#### COLLECTED MATERIAL

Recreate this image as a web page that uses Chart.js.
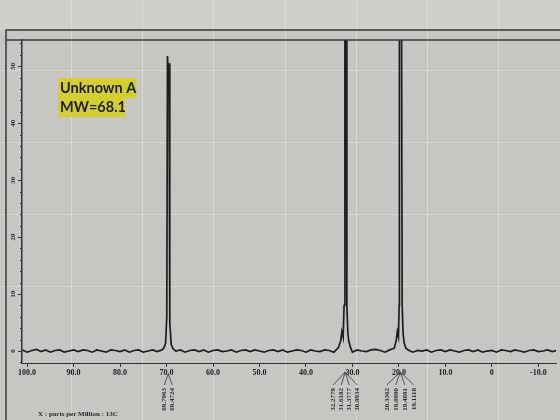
<!DOCTYPE html>
<html>
<head>
<meta charset="utf-8">
<script src="https://cdn.jsdelivr.net/npm/chart.js@4.4.1/dist/chart.umd.min.js"></script>
<style>
    html, body { margin: 0; padding: 0; background: #c9c9c5; }
    #wrap { width: 560px; height: 420px; }
</style>
</head>
<body>
<div id="wrap"><canvas id="nmr" width="560" height="420"></canvas></div>
<script>
// axis ticks (ppm along x, intensity along y)
let xTickValues = [100, 90, 80, 70, 60, 50, 40, 30, 20, 10, 0, -10];
let xTickLabels = ['100.0', '90.0', '80.0', '70.0', '60.0', '50.0', '40.0', '30.0', '20.0', '10.0', '0', '-10.0'];
let yTickValues = [0, 10, 20, 30, 40, 50];
let yTickLabels = ['0', '10', '20', '30', '40', '50'];

// baseline noise, one reading per ppm from 101 down to -14
let baselineStartPpm = 101;
let baselineNoise = [
    0.2, -0.2, 0.1, 0.3, -0.1, 0.2, -0.2, 0.1, 0.2, -0.2,
    0.0, 0.2, -0.1, 0.2, 0.1, -0.2, 0.2, 0.0, -0.2, 0.2,
    0.1, -0.1, 0.2, -0.2, 0.1, 0.2, -0.2, 0.0, 0.2, -0.1,
    0.2, -0.2, 0.1, 0.0, 0.2, -0.2, 0.1, 0.2, -0.1, 0.2,
    -0.2, 0.1, 0.2, -0.1, 0.0, 0.2, -0.2, 0.1, 0.2, -0.1,
    0.2, 0.0, -0.2, 0.1, 0.2, -0.1, 0.2, -0.2, 0.0, 0.2,
    0.1, -0.2, 0.2, 0.0, -0.1, 0.2, 0.1, -0.2, 0.2, 0.0,
    0.1, -0.2, 0.2, 0.0, -0.1, 0.2, 0.3, 0.1, -0.2, 0.2,
    0.0, 0.2, -0.1, 0.2, -0.2, 0.1, 0.0, 0.2, -0.2, 0.1,
    0.2, -0.1, 0.2, 0.0, -0.2, 0.1, 0.2, -0.1, 0.2, -0.2,
    0.0, 0.1, -0.2, 0.2, 0.1, -0.1, 0.2, 0.0, -0.2, 0.1,
    0.2, -0.1, 0.0, 0.2, -0.1, 0.1
];

// peaks (tall ones run off the top of the frame)
let peak70Ppm = [70.6, 70.2, 69.95, 69.80, 69.65, 69.47, 69.30, 69.0, 68.6];
let peak70Int = [0.5, 1.4, 6, 51.8, 49, 50.5, 5, 1.2, 0.4];
let peak31Ppm = [33.0, 32.5, 32.28, 32.0, 31.8, 31.62, 31.5, 31.38, 31.2, 30.99, 30.8, 30.4];
let peak31Int = [0.6, 1.9, 3.4, 2.4, 8, 80, 75, 80, 8, 3.2, 1.8, 0.6];
let peak20Ppm = [21.0, 20.6, 20.34, 20.1, 19.95, 19.89, 19.7, 19.49, 19.3, 19.11, 18.9, 18.5];
let peak20Int = [0.5, 1.8, 3.4, 2.5, 8, 80, 75, 80, 8, 3.2, 1.5, 0.5];

// peak-pick labels printed under the axis
let pick70 = ['69.7963', '69.4724'];
let pick31 = ['32.2779', '31.6182', '31.3777', '30.9934'];
let pick20 = ['20.3362', '19.8890', '19.4881', '19.1118'];

// faint grid of the photographed screen
let screenGridPpm = [90.5, 75.2, 59.9, 44.6, 29.3, 14.0, -1.3];
let screenGridInt = [49.3, 36.7, 24.1, 11.5];

let buildSpectrum = () => {
    let peaks = [
        [peak70Ppm, peak70Int],
        [peak31Ppm, peak31Int],
        [peak20Ppm, peak20Int]
    ];
    let pts = [];
    baselineNoise.forEach((v, i) => {
        let ppm = baselineStartPpm - i;
        let inPeak = peaks.some((p) => ppm <= p[0][0] + 0.1 && ppm >= p[0][p[0].length - 1] - 0.1);
        if (!inPeak) pts.push({ x: ppm, y: v });
    });
    peaks.forEach((p) => {
        p[0].forEach((ppm, i) => pts.push({ x: ppm, y: p[1][i] }));
    });
    pts.sort((a, b) => b.x - a.x);
    return pts;
};

let backdrop = {
    id: 'backdrop',
    beforeDraw: (chart) => {
        let ctx = chart.ctx;
        let x = chart.scales.x, y = chart.scales.y;
        ctx.save();
        ctx.fillStyle = '#c6c6c2';
        ctx.fillRect(0, 0, chart.width, chart.height);
        ctx.fillStyle = '#cfcfcb';
        ctx.fillRect(0, 0, chart.width, 30);
        ctx.strokeStyle = 'rgba(232,232,228,0.55)';
        ctx.lineWidth = 1;
        screenGridPpm.forEach((v) => {
            let px = Math.round(x.getPixelForValue(v)) + 0.5;
            ctx.beginPath(); ctx.moveTo(px, 0); ctx.lineTo(px, chart.height); ctx.stroke();
        });
        screenGridInt.forEach((v) => {
            let py = Math.round(y.getPixelForValue(v)) + 0.5;
            ctx.beginPath(); ctx.moveTo(0, py); ctx.lineTo(chart.width, py); ctx.stroke();
        });
        ctx.restore();
    }
};

let decorations = {
    id: 'decorations',
    afterDraw: (chart) => {
        let ctx = chart.ctx;
        let area = chart.chartArea;
        let x = chart.scales.x, y = chart.scales.y;
        ctx.save();

        // screen frame and top rule of the plot
        ctx.strokeStyle = '#3a3a3a';
        ctx.lineWidth = 1.5;
        ctx.beginPath();
        ctx.moveTo(6, chart.height); ctx.lineTo(6, 30); ctx.lineTo(chart.width, 30);
        ctx.moveTo(6, area.top); ctx.lineTo(chart.width, area.top);
        ctx.stroke();

        // y minor ticks and rotated labels
        ctx.lineWidth = 1;
        ctx.strokeStyle = '#333';
        for (let v = -2; v <= 54; v += 2) {
            let py = Math.round(y.getPixelForValue(v)) + 0.5;
            ctx.beginPath(); ctx.moveTo(area.left - 2, py); ctx.lineTo(area.left, py); ctx.stroke();
        }
        ctx.fillStyle = '#2a2a2a';
        ctx.font = 'bold 7px "Liberation Serif"';
        ctx.textAlign = 'center';
        ctx.textBaseline = 'middle';
        yTickValues.forEach((v, i) => {
            ctx.save();
            ctx.translate(area.left - 9, y.getPixelForValue(v));
            ctx.rotate(-Math.PI / 2);
            ctx.fillText(yTickLabels[i], 0, 0);
            ctx.restore();
        });

        // peak-pick fans and labels
        let axisY = area.bottom;
        [[pick70, 8, 11], [pick31, 8, 9], [pick20, 9, 9]].forEach((g) => {
            let labels = g[0], gap = g[1];
            let vals = labels.map(parseFloat);
            let mid = vals.reduce((a, b) => a + b, 0) / vals.length;
            let cx = x.getPixelForValue(mid);
            ctx.strokeStyle = '#333';
            ctx.lineWidth = 0.8;
            labels.forEach((txt, i) => {
                let lx = cx + (i - (labels.length - 1) / 2) * gap;
                ctx.beginPath();
                ctx.moveTo(cx, axisY + g[2]);
                ctx.lineTo(lx, axisY + 22);
                ctx.stroke();
                ctx.save();
                ctx.translate(lx, axisY + 25);
                ctx.rotate(-Math.PI / 2);
                ctx.textAlign = 'right';
                ctx.textBaseline = 'middle';
                ctx.font = 'bold 7px "Liberation Serif"';
                ctx.fillText(txt, 0, 0);
                ctx.restore();
            });
        });

        // axis caption
        ctx.textAlign = 'left';
        ctx.textBaseline = 'middle';
        ctx.font = 'bold 7px "Liberation Serif"';
        ctx.fillText('X : parts per Million : 13C', 38, 414);

        // highlighted sample note
        ctx.fillStyle = '#d5cf2e';
        ctx.fillRect(58, 78, 78, 20);
        ctx.fillRect(58, 98, 67, 19);
        ctx.fillStyle = '#1c1c1c';
        ctx.font = 'bold 14.5px Lato';
        ctx.fillText('Unknown A', 60, 88);
        ctx.fillText('MW=68.1', 60, 107.5);

        ctx.restore();
    }
};

let ctx = document.getElementById('nmr').getContext('2d');
let chart = new Chart(ctx, {
    type: 'line',
    data: {
        datasets: [{
            data: buildSpectrum(),
            borderColor: '#1d1d1d',
            borderWidth: 1.7,
            pointRadius: 0,
            tension: 0,
            fill: false
        }]
    },
    options: {
        responsive: false,
        animation: false,
        layout: { padding: { left: 6, top: 40, right: 4, bottom: 0 } },
        plugins: {
            legend: { display: false },
            tooltip: { enabled: false }
        },
        scales: {
            x: {
                type: 'linear',
                reverse: true,
                min: -13.8,
                max: 101.1,
                afterBuildTicks: (s) => { s.ticks = xTickValues.map((v) => ({ value: v })); },
                afterFit: (s) => { s.height = 57; },
                ticks: {
                    autoSkip: false,
                    maxRotation: 0,
                    padding: 1,
                    color: '#222',
                    font: { family: 'Liberation Serif', size: 8, weight: 'bold' },
                    callback: (v, i) => xTickLabels[i]
                },
                grid: { drawOnChartArea: false, tickLength: 4, color: '#333' },
                border: { color: '#333', width: 1, dash: [2, 2] }
            },
            y: {
                type: 'linear',
                min: -2.1,
                max: 54.6,
                afterBuildTicks: (s) => { s.ticks = yTickValues.map((v) => ({ value: v })); },
                afterFit: (s) => { s.width = 16; },
                ticks: { display: false },
                grid: { drawOnChartArea: false, tickLength: 4, color: '#333' },
                border: { color: '#333', width: 1.5 }
            }
        }
    },
    plugins: [backdrop, decorations]
});
</script>
</body>
</html>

########

Extract the lines exactly, please: the first line of the listing, the line with "let yTickLabels = ['0', '10', '20', '30', '40', '50'];", and every line between them, but no pictures.

**OUTPUT**
Recreate this image as a web page that uses Chart.js.
<!DOCTYPE html>
<html>
<head>
<meta charset="utf-8">
<script src="https://cdn.jsdelivr.net/npm/chart.js@4.4.1/dist/chart.umd.min.js"></script>
<style>
    html, body { margin: 0; padding: 0; background: #c9c9c5; }
    #wrap { width: 560px; height: 420px; }
</style>
</head>
<body>
<div id="wrap"><canvas id="nmr" width="560" height="420"></canvas></div>
<script>
// axis ticks (ppm along x, intensity along y)
let xTickValues = [100, 90, 80, 70, 60, 50, 40, 30, 20, 10, 0, -10];
let xTickLabels = ['100.0', '90.0', '80.0', '70.0', '60.0', '50.0', '40.0', '30.0', '20.0', '10.0', '0', '-10.0'];
let yTickValues = [0, 10, 20, 30, 40, 50];
let yTickLabels = ['0', '10', '20', '30', '40', '50'];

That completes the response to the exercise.